All in all, a very unfunny weekend. Two weeks later it's almost completely healed. He will have a scar, but it could have been so much worse. Oh the guilt though - my poor nephew was devastated but luckily both CM and I were able to comfort him at the time and reassure him that we did NOT blame him and it was something that could have happened to any of us - and we meant it. That's not to say we don't blame ourselves - we should have been closer, we shouldn't have let anyone else hold him, we shouldn't have taken him etc etc. I have discovered that there is a serious amount of guilt that comes with parenthood. It was also an un-needed reminder of how easily things can go wrong - we know this already - the fact that he was pregnancy number 7 and yet our only child was enough proof for us. I'd just really like a quiet life with some reassurance in it now, please.

Finally, this might well come across as the infertile's idea of the ultimate nightmare post - a combination of whining and gloating about parenthood. If so, I am truly sorry. I have not forgotten where I came from.
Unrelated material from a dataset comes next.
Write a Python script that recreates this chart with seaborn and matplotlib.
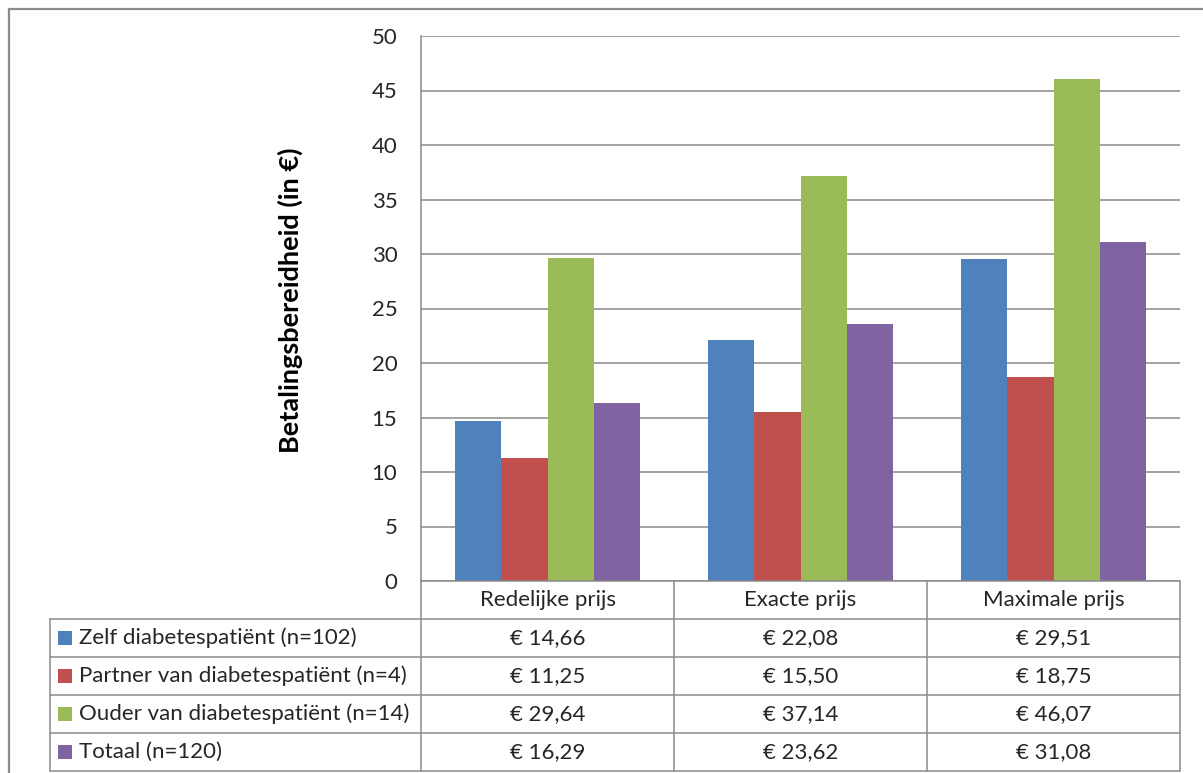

Tomorrow I am going to take down the photos on the staff bulletin board of my baby and my 2 closest work friends' babies, all born within 4 months of each other, because I discovered that a new colleague is going through IF and her latest cycle of IVF has failed. It's a tiny, tiny thing, but I remember what it meant when others took care of me in small ways. I know how I would have felt, seeing baby photos at work every day, so down they come - and my friends will understand.

1 comment:

Nico said...

came to visit from Rebecca's site... I think it is so sweet and thoughtful that you took down those pics. I hope your coworker is successful soon.